Chad Dickerson writes about how big company managers routinely describe themselves as either “tactical” or “strategic.” The strategy camp may look down on the tactical camp and vice versa. Chad finds Marc Hedlund’s post about Web 2.0 development practices confirm this view: More often, though, the developers and the CEO respond to the majority of the support email. CEO's openly say that they respond to about 80% of all the mail they receive. How better to know what people are saying about your product? he asked.
“Strategies” are big and sweeping and inherently pass the task of implementation to someone else. Tactics are inherently all about executing. I particularly liked this one from Chad - The distance between “strategic” and “tactical” is measured in meetings, PowerPoints, conference calls, and, well, “not writing code.” Listen to analyst calls/read transcripts – you can see this in action. Limiting (or even mostly eliminating) that distance is the key to making things happen. Emphasizing that strategy directly combined with tactical skill is the real killer combo. “Strategy” in the absence of tactical engagement is a loser’s game and concludes that the tactical is the strategic today. Scott Gatz has the right approach - winning companies have always recognized that there is a need for combination of both. When a company doesn’t get it - that values tactical execution over strategy OR values those people who talk strategy but want others to “do the dirty work” - then it is likely that the company is headed for trouble in today’s competitive world.
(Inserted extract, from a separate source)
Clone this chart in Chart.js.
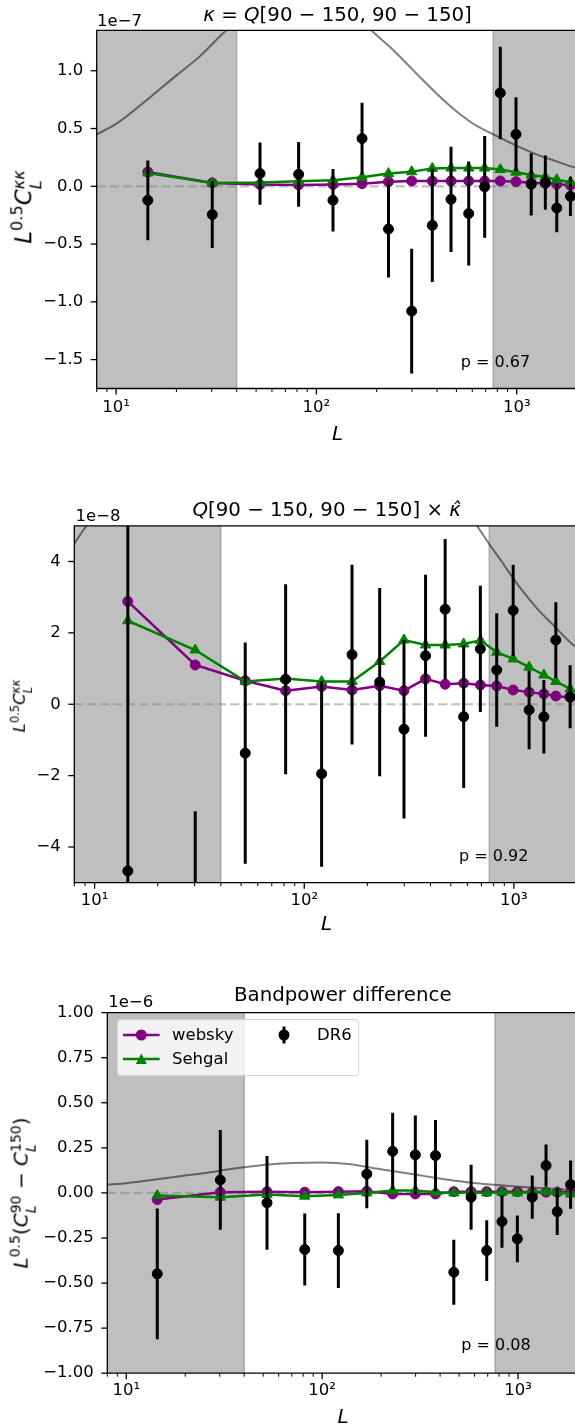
<!DOCTYPE html>
<html>
<head>
<meta charset="utf-8">
<script src="https://cdn.jsdelivr.net/npm/chart.js@4.4.1/dist/chart.umd.min.js"></script>
<style>
    html, body { margin: 0; padding: 0; background: #fff; overflow: hidden; }
    #fig { position: relative; width: 575px; height: 1427px; overflow: hidden;
           font-family: 'DejaVu Sans', sans-serif; color: #000; }
    #fig canvas { position: absolute; left: 0; }
    .txt { position: absolute; white-space: nowrap; line-height: 1; transform: translate(-50%, -50%); }
    .lft { position: absolute; white-space: nowrap; line-height: 1; transform: translate(0, -50%); }
    .ylab { position: absolute; white-space: nowrap; line-height: 1; transform: translate(-50%, -50%) rotate(-90deg); }
    .ss { display: inline-flex; flex-direction: column; font-size: 0.7em; line-height: 1.05; vertical-align: 0.45em; }
    sup.m { font-size: 0.7em; vertical-align: 0.55em; }
    #legend { position: absolute; left: 116.7px; top: 1019.3px; width: 240px; height: 55px;
              background: rgba(255,255,255,0.8); border: 1px solid rgba(204,204,204,0.8); border-radius: 4px; }
    #legend svg { position: absolute; left: 0; top: 0; }
    #legend span { position: absolute; font-size: 16.5px; line-height: 1; transform: translate(0, -50%); }
</style>
</head>
<body>
<div id="fig">
    <!-- panel 1 -->
    <div class="txt" style="left:337.5px; top:15px; font-size:19.8px;"><i>κ</i> = <i>Q</i>[90 − 150, 90 − 150]</div>
    <div class="lft" style="left:97px; top:20.5px; font-size:16.5px;">1e−7</div>
    <div class="ylab" style="left:27px; top:206.5px; font-size:23px;"><i>L</i><sup class="m">0.5</sup><i>C</i><span class="ss"><i>κκ</i><i>L</i></span></div>
    <div class="txt" style="left:337.5px; top:432.5px; font-size:20px;"><i>L</i></div>
    <div class="txt" style="left:495.5px; top:361.7px; font-size:16px;">p = 0.67</div>

    <!-- panel 2 -->
    <div class="txt" style="left:326.7px; top:510px; font-size:19.8px;"><i>Q</i>[90 − 150, 90 − 150] × <i>κ̂</i></div>
    <div class="lft" style="left:75.5px; top:515.5px; font-size:16.5px;">1e−8</div>
    <div class="ylab" style="left:21.7px; top:705.5px; font-size:16.5px;"><i>L</i><sup class="m">0.5</sup><i>C</i><span class="ss"><i>κκ</i><i>L</i></span></div>
    <div class="txt" style="left:326.7px; top:923px; font-size:20px;"><i>L</i></div>
    <div class="txt" style="left:493.8px; top:855.7px; font-size:16px;">p = 0.92</div>

    <!-- panel 3 -->
    <div class="txt" style="left:342.8px; top:995px; font-size:19.8px;">Bandpower difference</div>
    <div class="lft" style="left:108.3px; top:1002px; font-size:16.5px;">1e−6</div>
    <div class="ylab" style="left:23px; top:1192.5px; font-size:20px;"><i>L</i><sup class="m">0.5</sup>(<i>C</i><span class="ss"><span>90</span><i>L</i></span> − <i>C</i><span class="ss"><span>150</span><i>L</i></span>)</div>
    <div class="txt" style="left:343px; top:1416px; font-size:20px;"><i>L</i></div>
    <div class="txt" style="left:496px; top:1345px; font-size:16px;">p = 0.08</div>

    <div id="legend">
        <svg width="240" height="55">
            <line x1="5" y1="15" x2="41.6" y2="15" stroke="#800080" stroke-width="2.5"/>
            <circle cx="23.3" cy="15" r="5.5" fill="#800080"/>
            <line x1="5" y1="39" x2="41.6" y2="39" stroke="#008000" stroke-width="2.5"/>
            <polygon points="23.3,33.5 17.8,44 28.8,44" fill="#008000"/>
            <line x1="166" y1="6.5" x2="166" y2="23.5" stroke="#000" stroke-width="3"/>
            <circle cx="166" cy="15" r="5.5" fill="#000"/>
        </svg>
        <span style="left:54.3px; top:15px;">websky</span>
        <span style="left:54.3px; top:39px;">Sehgal</span>
        <span style="left:199.3px; top:15px;">DR6</span>
    </div>
</div>

<script>
// Bandpower centres (multipole L)
const ells = [14.4, 30.2, 52.3, 81.5, 121, 169, 229, 299, 379, 470, 576, 692, 828, 992, 1182, 1390, 1585, 1855];

// Panel 1: kappa auto spectrum, units of 1e-7
const dr6Auto = [-0.121, -0.245, 0.110, 0.104, -0.121, 0.413, -0.37, -1.08, -0.338, -0.113, -0.236, -0.005, 0.808, 0.45, 0.017, 0.032, -0.188, -0.087];
const dr6AutoErr = [0.345, 0.29, 0.27, 0.28, 0.27, 0.31, 0.42, 0.54, 0.49, 0.455, 0.45, 0.44, 0.40, 0.32, 0.27, 0.235, 0.21, 0.17];
const webskyAuto = [0.124, 0.029, 0.015, 0.012, 0.015, 0.023, 0.040, 0.046, 0.046, 0.046, 0.046, 0.046, 0.046, 0.040, 0.030, 0.025, 0.017, 0.010];
const sehgalAuto = [0.115, 0.029, 0.032, 0.043, 0.052, 0.078, 0.110, 0.126, 0.155, 0.158, 0.158, 0.158, 0.145, 0.122, 0.098, 0.081, 0.057, 0.035];

// Panel 2: cross with kappa-hat, units of 1e-8
const dr6Cross = [-4.67, -9.0, -1.37, 0.70, -1.95, 1.39, 0.62, -0.70, 1.36, 2.66, -0.35, 1.55, 0.96, 2.63, -0.16, -0.35, 1.80, 0.21];
const dr6CrossErr = [10.0, 6.0, 3.1, 2.66, 2.6, 2.52, 2.64, 2.5, 2.27, 1.97, 2.0, 1.77, 1.59, 1.28, 1.1, 1.03, 1.06, 0.88];
const webskyCross = [2.88, 1.10, 0.66, 0.38, 0.50, 0.40, 0.52, 0.38, 0.71, 0.56, 0.59, 0.54, 0.51, 0.40, 0.34, 0.29, 0.23, 0.19];
const sehgalCross = [2.34, 1.52, 0.64, 0.72, 0.64, 0.64, 1.20, 1.80, 1.66, 1.66, 1.69, 1.79, 1.46, 1.27, 1.04, 0.82, 0.64, 0.43];

// Panel 3: bandpower difference 90 - 150, units of 1e-6
const dr6Diff = [-0.449, 0.072, -0.055, -0.314, -0.32, 0.105, 0.231, 0.211, 0.207, -0.44, -0.024, -0.32, -0.159, -0.255, -0.024, 0.152, -0.104, 0.046];
const dr6DiffErr = [0.363, 0.277, 0.26, 0.2, 0.207, 0.19, 0.213, 0.218, 0.198, 0.18, 0.18, 0.168, 0.145, 0.13, 0.12, 0.116, 0.13, 0.134];
const webskyDiff = [-0.037, 0.004, 0.007, 0.004, 0.007, 0.009, -0.006, -0.006, -0.006, 0.007, 0.007, 0.007, 0.007, 0.007, 0.004, 0.004, 0.004, 0.004];
const sehgalDiff = [-0.015, -0.024, -0.009, -0.018, -0.011, 0.0, 0.013, 0.013, 0.004, 0.0, 0.004, 0.0, 0.004, 0.0, 0.007, 0.007, 0.004, -0.006];

// Reference theory curve (grey), units of 1e-8
const theoryL = [8, 10, 15, 20, 26, 35, 50, 70, 100, 140, 188, 228, 276, 335, 405, 491, 596, 721, 874, 1059, 1282, 1554, 1884, 2000];
const theoryVal = [4.5, 5.4, 7.8, 9.6, 11.2, 13.4, 15.5, 16.6, 16.9, 15.9, 13.5, 12.2, 10.8, 9.3, 7.9, 6.6, 5.5, 4.7, 4.0, 3.3, 2.7, 2.2, 1.7, 1.6];

// Excluded L ranges (grey bands)
const shadeBands = [[8, 40], [763, 2000]];

// Axis ticks
const xTickVals = [8, 9, 10, 20, 30, 40, 50, 60, 70, 80, 90, 100, 200, 300, 400, 500, 600, 700, 800, 900, 1000, 2000];
const xTickLabels = { 10: '10¹', 100: '10²', 1000: '10³' };
const yTicksAuto = [-1.5, -1.0, -0.5, 0.0, 0.5, 1.0];
const yTicksCross = [-4, -2, 0, 2, 4];
const yTicksDiff = [-1.0, -0.75, -0.5, -0.25, 0.0, 0.25, 0.5, 0.75, 1.0];

const FONT = 'DejaVu Sans';
Chart.defaults.font.family = FONT;

const pts = (xs, ys, k = 1) => xs.map((x, i) => ({ x: x, y: ys[i] * k }));

// shading, zero line, error bars, frame and tick marks
const axesDecor = {
    id: 'axesDecor',
    beforeDatasetsDraw(chart) {
        const { ctx, chartArea: a, scales: { x, y } } = chart;
        ctx.save();
        ctx.beginPath();
        ctx.rect(a.left, a.top, a.right - a.left, a.bottom - a.top);
        ctx.clip();
        ctx.fillStyle = 'rgba(128,128,128,0.5)';
        shadeBands.forEach(([lo, hi]) => {
            const x0 = x.getPixelForValue(lo), x1 = x.getPixelForValue(hi);
            ctx.fillRect(x0, a.top, x1 - x0, a.bottom - a.top);
        });
        ctx.strokeStyle = 'rgba(128,128,128,0.5)';
        ctx.lineWidth = 1.6;
        [shadeBands[0][1], shadeBands[1][0]].forEach(v => {
            const px = x.getPixelForValue(v);
            ctx.beginPath(); ctx.moveTo(px, a.top); ctx.lineTo(px, a.bottom); ctx.stroke();
        });
        // zero line
        const y0 = y.getPixelForValue(0);
        ctx.setLineDash([9, 4]);
        ctx.lineWidth = 2.2;
        ctx.beginPath(); ctx.moveTo(a.left, y0); ctx.lineTo(a.right, y0); ctx.stroke();
        ctx.restore();
    },
    beforeDatasetDraw(chart, args) {
        const ds = chart.data.datasets[args.index];
        if (!ds.errorBars) return;
        const { ctx, chartArea: a, scales: { x, y } } = chart;
        ctx.save();
        ctx.beginPath();
        ctx.rect(a.left, a.top, a.right - a.left, a.bottom - a.top);
        ctx.clip();
        ctx.strokeStyle = '#000';
        ctx.lineWidth = 3;
        ds.data.forEach((p, i) => {
            const e = ds.errorBars[i];
            const px = x.getPixelForValue(p.x);
            ctx.beginPath();
            ctx.moveTo(px, y.getPixelForValue(p.y - e));
            ctx.lineTo(px, y.getPixelForValue(p.y + e));
            ctx.stroke();
        });
        ctx.restore();
    },
    afterDraw(chart) {
        const { ctx, chartArea: a, scales: { x, y } } = chart;
        ctx.save();
        ctx.strokeStyle = '#000';
        ctx.lineWidth = 1.3;
        ctx.beginPath();
        ctx.moveTo(a.right + 2, a.top); ctx.lineTo(a.left, a.top);
        ctx.lineTo(a.left, a.bottom); ctx.lineTo(a.right + 2, a.bottom);
        ctx.stroke();
        y.ticks.forEach(t => {
            const py = y.getPixelForValue(t.value);
            ctx.beginPath(); ctx.moveTo(a.left - 6, py); ctx.lineTo(a.left, py); ctx.stroke();
        });
        xTickVals.forEach(v => {
            const px = x.getPixelForValue(v);
            const major = xTickLabels[v] !== undefined;
            ctx.lineWidth = major ? 1.3 : 1;
            ctx.beginPath(); ctx.moveTo(px, a.bottom); ctx.lineTo(px, a.bottom + (major ? 6 : 3.5)); ctx.stroke();
        });
        ctx.restore();
    }
};

function makePanel(p) {
    // Chart.js reserves (half label + tick padding) above the top y tick and
    // (tick padding) right of the last x tick; leave room for both.
    const padTop = 26, padBottom = 34;
    const plotH = p.bottom - p.top;
    const canvasTop = Math.floor(p.top) - padTop;
    const lead = p.top - canvasTop;
    const canvasH = Math.ceil(lead + plotH + padBottom);
    const xAxisH = canvasH - lead - plotH;
    const canvasW = 577 + p.xPad;

    const cv = document.createElement('canvas');
    cv.width = canvasW;
    cv.height = canvasH;
    cv.style.top = canvasTop + 'px';
    cv.style.width = canvasW + 'px';
    cv.style.height = canvasH + 'px';
    document.getElementById('fig').insertBefore(cv, document.getElementById('fig').firstChild);

    new Chart(cv.getContext('2d'), {
        type: 'line',
        data: {
            datasets: [
                {
                    label: 'DR6', data: pts(ells, p.dr6), errorBars: p.err, showLine: false,
                    pointRadius: 5, pointBorderWidth: 1, pointBackgroundColor: '#000', pointBorderColor: '#000',
                    order: 0, clip: 0
                },
                {
                    label: 'Sehgal', data: pts(ells, p.sehgal), borderColor: '#008000', borderWidth: 2.5,
                    pointStyle: 'triangle', pointRadius: 6, pointBorderWidth: 1,
                    pointBackgroundColor: '#008000', pointBorderColor: '#008000', order: 1, clip: 0
                },
                {
                    label: 'websky', data: pts(ells, p.websky), borderColor: '#800080', borderWidth: 2.5,
                    pointRadius: 5, pointBorderWidth: 1,
                    pointBackgroundColor: '#800080', pointBorderColor: '#800080', order: 2, clip: 0
                },
                {
                    label: 'theory', data: pts(theoryL, theoryVal, p.theoryScale), borderColor: 'rgba(0,0,0,0.5)',
                    borderWidth: 2, pointRadius: 0, cubicInterpolationMode: 'monotone', order: 3, clip: 0
                }
            ]
        },
        options: {
            responsive: false,
            animation: false,
            devicePixelRatio: 1,
            events: [],
            layout: { autoPadding: false, padding: { top: lead, right: 0, bottom: 0, left: 0 } },
            plugins: { legend: { display: false }, tooltip: { enabled: false }, title: { display: false } },
            scales: {
                x: {
                    type: 'logarithmic', min: 8, max: 2000,
                    afterFit: s => { s.height = xAxisH; },
                    afterBuildTicks: s => { s.ticks = xTickVals.map(v => ({ value: v })); },
                    grid: { display: false, drawTicks: false },
                    border: { display: false },
                    ticks: {
                        autoSkip: false, maxRotation: 0, minRotation: 0, padding: p.xPad,
                        color: '#000', font: { family: FONT, size: 16.5 },
                        callback: v => xTickLabels[v] || ''
                    }
                },
                y: {
                    type: 'linear', min: p.ymin, max: p.ymax,
                    afterFit: s => { s.width = p.left; },
                    afterBuildTicks: s => { s.ticks = p.yTicks.map(v => ({ value: v })); },
                    grid: { display: false, drawTicks: false },
                    border: { display: false },
                    ticks: {
                        padding: 13.5, color: '#000', font: { family: FONT, size: 16.5 },
                        callback: v => v.toFixed(p.dec).replace('-', '−')
                    }
                }
            }
        },
        plugins: [axesDecor]
    });
}

const panels = [
    { left: 96.7, top: 30.3, bottom: 388.5, ymin: -1.75, ymax: 1.35, yTicks: yTicksAuto, dec: 1, xPad: 9,
      dr6: dr6Auto, err: dr6AutoErr, websky: webskyAuto, sehgal: sehgalAuto, theoryScale: 0.1 },
    { left: 74.3, top: 525.8, bottom: 882.7, ymin: -5, ymax: 5, yTicks: yTicksCross, dec: 0, xPad: 8,
      dr6: dr6Cross, err: dr6CrossErr, websky: webskyCross, sehgal: sehgalCross, theoryScale: 1 },
    { left: 107.3, top: 1012.6, bottom: 1373.2, ymin: -1, ymax: 1, yTicks: yTicksDiff, dec: 2, xPad: 8,
      dr6: dr6Diff, err: dr6DiffErr, websky: webskyDiff, sehgal: sehgalDiff, theoryScale: 0.01 }
];
panels.forEach(makePanel);
</script>
</body>
</html>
In my view the ability to zoom in and out makes the difference – the question of one in place of other does not hold good where the cycle time for every possible type of enterprise activity is drastically coming down. Its like the Yin and the Yang – Think & Do etc. While being action oriented may make everyone feel busy – too often without a strategic intent , too much of activities may get mistaken for achievements. I also believe that both feed upon each other. Wherever theloop gets closed in realtime/very fast, the results are better. But in general I have seen across industries,that organizations with better strategic engines and good to average execution mechanisms clearly outperforming organisations with average strategic edge with even superior execution engines - such organisations generally degenerate into serving commoditized segments -its another matter that they may do well there -thats till the next wave come and engulfs the space. I think the size of the enteprise matters a lot here. In large enterprises where planning horizons are longer, we can see the emphasis of strategy & planning more pronounced. Large enterprises may get buffeted between annual budgets and targets – incapacitating them to take quick big and bold decisions. Some large enterprises run the risk of calendared into decisions when markets can move faster- case in point look at the acquisition & consolidation binge in the enterprise software industry and it may not be good for consulting companies to wait for annual meets to finalise strategies for improving market share/consolidating strengths.